- Given material:
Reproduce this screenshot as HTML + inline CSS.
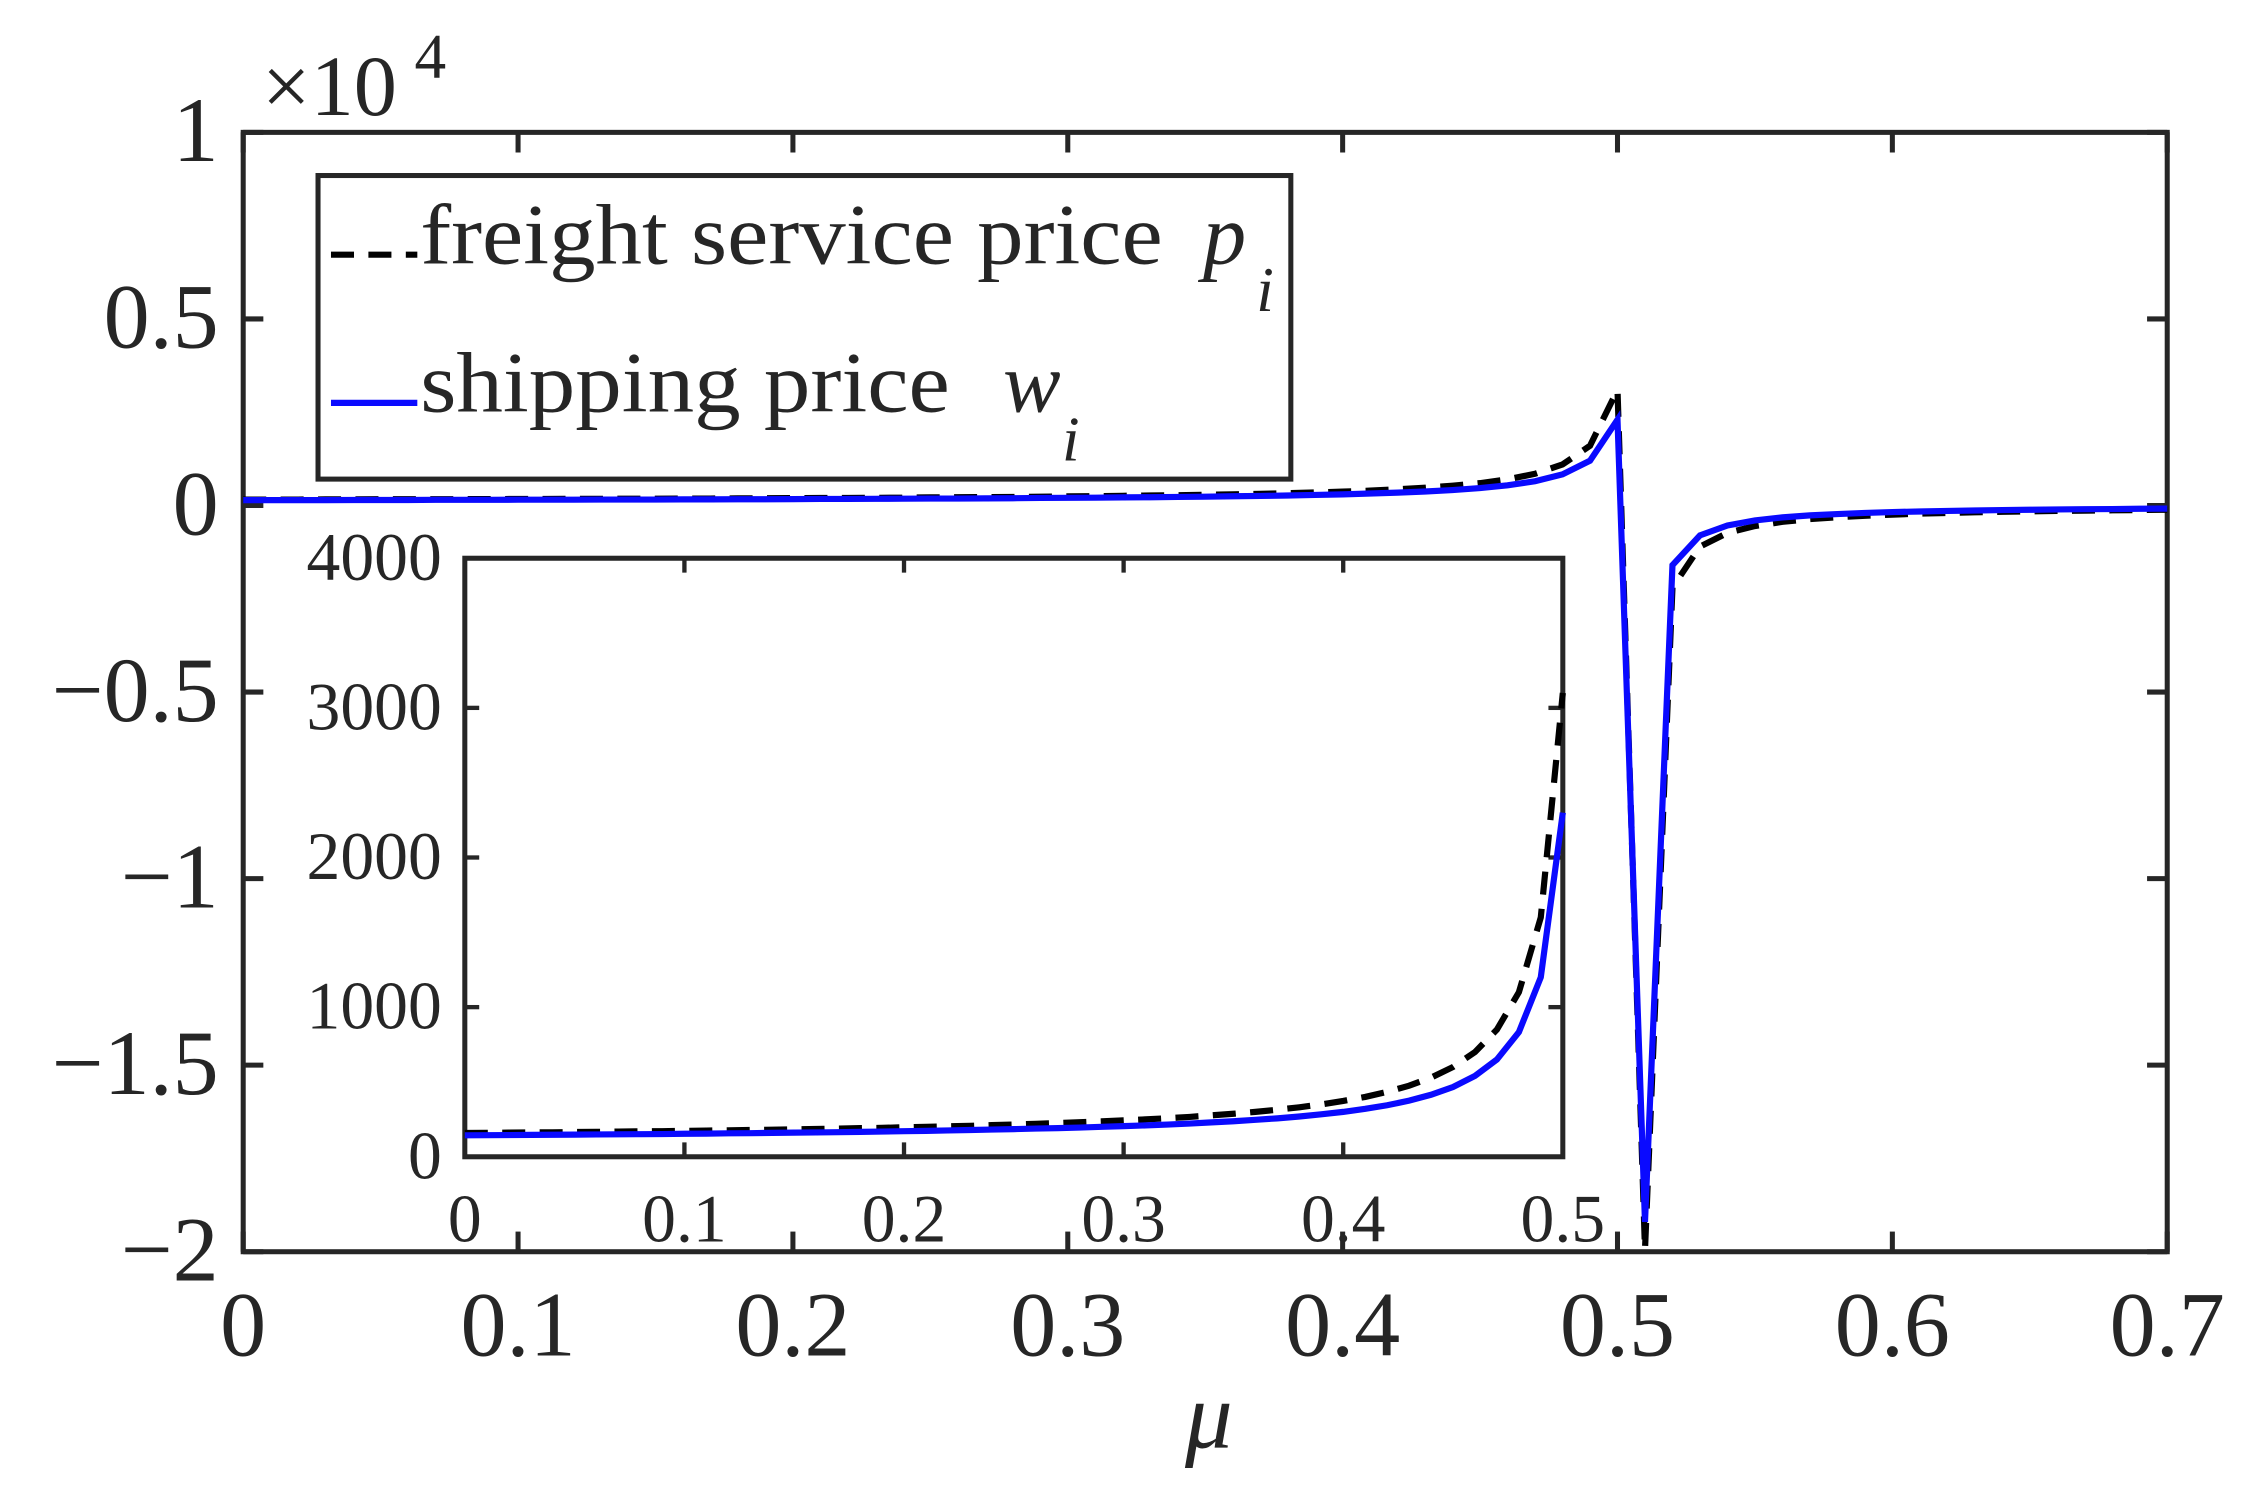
<!DOCTYPE html>
<html><head><meta charset="utf-8"><style>
html,body{margin:0;padding:0;background:#fff;}
svg{display:block;}
text{font-family:"Liberation Serif",serif;fill:#262626;}
</style></head><body>
<svg id="s" width="2255" height="1492" viewBox="0 0 1567 1037" preserveAspectRatio="none" xmlns="http://www.w3.org/2000/svg">
<rect x="0" y="0" width="1567" height="1037" fill="#fff"/>
<g id="main"></g>
</svg>
<script>
const NS="http://www.w3.org/2000/svg";
const s=document.getElementById('main');
function el(t,a,txt){const e=document.createElementNS(NS,t);for(const k in a)e.setAttribute(k,a[k]);if(txt!==undefined)e.textContent=txt;s.appendChild(e);return e;}
const X0=169,X1=1506,Y0=92,Y1=870;
const mx=m=>X0+(X1-X0)*m/0.7, my=v=>Y1-(Y1-Y0)*(v+20000)/30000;
function wf(m){ if(m<=0.5001) return 100+22/(0.51-m); if(Math.abs(m-0.51)<1e-6) return -19200; return -16/(m-0.51);}
function pf(m){ if(m<=0.5001) return 100+30/(0.51-m); if(Math.abs(m-0.51)<1e-6) return -19950; return -22/(m-0.51);}
let pts=[];for(let i=0;i<=70;i++)pts.push(i/100);
function path(f,sx,sy,arr){return arr.map((m,i)=>(i?'L':'M')+sx(m).toFixed(1)+' '+sy(f(m)).toFixed(1)).join(' ');}
el('rect',{x:X0,y:Y0,width:X1-X0,height:Y1-Y0,fill:'#fff',stroke:'#262626','stroke-width':3.5});
for(let i=0;i<=7;i++){const x=mx(i/10);el('line',{x1:x,y1:Y1,x2:x,y2:Y1-14,stroke:'#262626','stroke-width':3.5});el('line',{x1:x,y1:Y0,x2:x,y2:Y0+14,stroke:'#262626','stroke-width':3.5});
el('text',{x:x,y:942,'font-size':64,'text-anchor':'middle'},i?('0.'+i):'0');}
const yl=['1','0.5','0','\u22120.5','\u22121','\u22121.5','\u22122'];
for(let i=0;i<7;i++){const y=Y0+i*(Y1-Y0)/6;el('line',{x1:X0,y1:y,x2:X0+14,y2:y,stroke:'#262626','stroke-width':3.5});el('line',{x1:X1,y1:y,x2:X1-14,y2:y,stroke:'#262626','stroke-width':3.5});
el('text',{x:152,y:y+20,'font-size':64,'text-anchor':'end'},yl[i]);}
el('text',{x:182,y:80,'font-size':60},'\u00d710');
el('text',{x:288,y:54,'font-size':44},'4');
el('text',{x:840,y:1006,'font-size':66,'font-style':'italic','text-anchor':'middle'},'\u03bc');
el('path',{d:path(pf,mx,my,pts),fill:'none',stroke:'#000','stroke-width':4.3,'stroke-dasharray':'16 10'});
el('path',{d:path(wf,mx,my,pts),fill:'none',stroke:'#0a0aff','stroke-width':4.3});
// legend
el('rect',{x:221,y:122,width:676,height:211,fill:'#fff',stroke:'#262626','stroke-width':3.5});
el('line',{x1:230,y1:177,x2:290,y2:177,stroke:'#000','stroke-width':4.3,'stroke-dasharray':'16 10'});
el('line',{x1:230,y1:280,x2:290,y2:280,stroke:'#0a0aff','stroke-width':4.3});
el('text',{x:292,y:183,'font-size':60,fill:'#000',textLength:516,lengthAdjust:'spacingAndGlyphs'},'freight service price');
el('text',{x:836,y:183,'font-size':60,'font-style':'italic'},'p');
el('text',{x:873,y:216,'font-size':44,'font-style':'italic'},'i');
el('text',{x:292,y:286,'font-size':60,textLength:368,lengthAdjust:'spacingAndGlyphs'},'shipping price');
el('text',{x:697,y:286,'font-size':60,'font-style':'italic'},'w');
el('text',{x:738,y:320,'font-size':44,'font-style':'italic'},'i');
// inset
const I0=323,I1=1086,J0=388,J1=804;
const ix=m=>I0+(I1-I0)*m/0.5, iy=v=>J1-(J1-J0)*v/4000;
el('rect',{x:I0,y:J0,width:I1-I0,height:J1-J0,fill:'#fff',stroke:'#262626','stroke-width':3.5});
for(let i=0;i<=5;i++){const x=ix(i/10);el('line',{x1:x,y1:J1,x2:x,y2:J1-10,stroke:'#262626','stroke-width':3});el('line',{x1:x,y1:J0,x2:x,y2:J0+10,stroke:'#262626','stroke-width':3});
el('text',{x:x,y:863,'font-size':47,'text-anchor':'middle'},i?('0.'+i):'0');}
for(let i=0;i<=4;i++){const y=iy(i*1000);el('line',{x1:I0,y1:y,x2:I0+10,y2:y,stroke:'#262626','stroke-width':3});el('line',{x1:I1,y1:y,x2:I1-10,y2:y,stroke:'#262626','stroke-width':3});
el('text',{x:307,y:y+15,'font-size':47,'text-anchor':'end'},i?String(i*1000):'0');}
let ip=[];for(let i=0;i<=50;i++)ip.push(i/100);
el('path',{d:path(pf,ix,iy,ip),fill:'none',stroke:'#000','stroke-width':4.3,'stroke-dasharray':'16 10'});
el('path',{d:path(wf,ix,iy,ip),fill:'none',stroke:'#0a0aff','stroke-width':4.3});
</script>
</body></html>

- Problem statement:
Copy the material shown above in full and exactly. Skip the pictures.

- Task solution:
Reproduce this screenshot as HTML + inline CSS.
<!DOCTYPE html>
<html><head><meta charset="utf-8"><style>
html,body{margin:0;padding:0;background:#fff;}
svg{display:block;}
text{font-family:"Liberation Serif",serif;fill:#262626;}
</style></head><body>
<svg id="s" width="2255" height="1492" viewBox="0 0 1567 1037" preserveAspectRatio="none" xmlns="http://www.w3.org/2000/svg">
<rect x="0" y="0" width="1567" height="1037" fill="#fff"/>
<g id="main"></g>
</svg>
<script>
const NS="http://www.w3.org/2000/svg";
const s=document.getElementById('main');
function el(t,a,txt){const e=document.createElementNS(NS,t);for(const k in a)e.setAttribute(k,a[k]);if(txt!==undefined)e.textContent=txt;s.appendChild(e);return e;}
const X0=169,X1=1506,Y0=92,Y1=870;
const mx=m=>X0+(X1-X0)*m/0.7, my=v=>Y1-(Y1-Y0)*(v+20000)/30000;
function wf(m){ if(m<=0.5001) return 100+22/(0.51-m); if(Math.abs(m-0.51)<1e-6) return -19200; return -16/(m-0.51);}
function pf(m){ if(m<=0.5001) return 100+30/(0.51-m); if(Math.abs(m-0.51)<1e-6) return -19950; return -22/(m-0.51);}
let pts=[];for(let i=0;i<=70;i++)pts.push(i/100);
function path(f,sx,sy,arr){return arr.map((m,i)=>(i?'L':'M')+sx(m).toFixed(1)+' '+sy(f(m)).toFixed(1)).join(' ');}
el('rect',{x:X0,y:Y0,width:X1-X0,height:Y1-Y0,fill:'#fff',stroke:'#262626','stroke-width':3.5});
for(let i=0;i<=7;i++){const x=mx(i/10);el('line',{x1:x,y1:Y1,x2:x,y2:Y1-14,stroke:'#262626','stroke-width':3.5});el('line',{x1:x,y1:Y0,x2:x,y2:Y0+14,stroke:'#262626','stroke-width':3.5});
el('text',{x:x,y:942,'font-size':64,'text-anchor':'middle'},i?('0.'+i):'0');}
const yl=['1','0.5','0','\u22120.5','\u22121','\u22121.5','\u22122'];
for(let i=0;i<7;i++){const y=Y0+i*(Y1-Y0)/6;el('line',{x1:X0,y1:y,x2:X0+14,y2:y,stroke:'#262626','stroke-width':3.5});el('line',{x1:X1,y1:y,x2:X1-14,y2:y,stroke:'#262626','stroke-width':3.5});
el('text',{x:152,y:y+20,'font-size':64,'text-anchor':'end'},yl[i]);}
el('text',{x:182,y:80,'font-size':60},'\u00d710');
el('text',{x:288,y:54,'font-size':44},'4');
el('text',{x:840,y:1006,'font-size':66,'font-style':'italic','text-anchor':'middle'},'\u03bc');
el('path',{d:path(pf,mx,my,pts),fill:'none',stroke:'#000','stroke-width':4.3,'stroke-dasharray':'16 10'});
el('path',{d:path(wf,mx,my,pts),fill:'none',stroke:'#0a0aff','stroke-width':4.3});
// legend
el('rect',{x:221,y:122,width:676,height:211,fill:'#fff',stroke:'#262626','stroke-width':3.5});
el('line',{x1:230,y1:177,x2:290,y2:177,stroke:'#000','stroke-width':4.3,'stroke-dasharray':'16 10'});
el('line',{x1:230,y1:280,x2:290,y2:280,stroke:'#0a0aff','stroke-width':4.3});
el('text',{x:292,y:183,'font-size':60,fill:'#000',textLength:516,lengthAdjust:'spacingAndGlyphs'},'freight service price');
el('text',{x:836,y:183,'font-size':60,'font-style':'italic'},'p');
el('text',{x:873,y:216,'font-size':44,'font-style':'italic'},'i');
el('text',{x:292,y:286,'font-size':60,textLength:368,lengthAdjust:'spacingAndGlyphs'},'shipping price');
el('text',{x:697,y:286,'font-size':60,'font-style':'italic'},'w');
el('text',{x:738,y:320,'font-size':44,'font-style':'italic'},'i');
// inset
const I0=323,I1=1086,J0=388,J1=804;
const ix=m=>I0+(I1-I0)*m/0.5, iy=v=>J1-(J1-J0)*v/4000;
el('rect',{x:I0,y:J0,width:I1-I0,height:J1-J0,fill:'#fff',stroke:'#262626','stroke-width':3.5});
for(let i=0;i<=5;i++){const x=ix(i/10);el('line',{x1:x,y1:J1,x2:x,y2:J1-10,stroke:'#262626','stroke-width':3});el('line',{x1:x,y1:J0,x2:x,y2:J0+10,stroke:'#262626','stroke-width':3});
el('text',{x:x,y:863,'font-size':47,'text-anchor':'middle'},i?('0.'+i):'0');}
for(let i=0;i<=4;i++){const y=iy(i*1000);el('line',{x1:I0,y1:y,x2:I0+10,y2:y,stroke:'#262626','stroke-width':3});el('line',{x1:I1,y1:y,x2:I1-10,y2:y,stroke:'#262626','stroke-width':3});
el('text',{x:307,y:y+15,'font-size':47,'text-anchor':'end'},i?String(i*1000):'0');}
let ip=[];for(let i=0;i<=50;i++)ip.push(i/100);
el('path',{d:path(pf,ix,iy,ip),fill:'none',stroke:'#000','stroke-width':4.3,'stroke-dasharray':'16 10'});
el('path',{d:path(wf,ix,iy,ip),fill:'none',stroke:'#0a0aff','stroke-width':4.3});
</script>
</body></html>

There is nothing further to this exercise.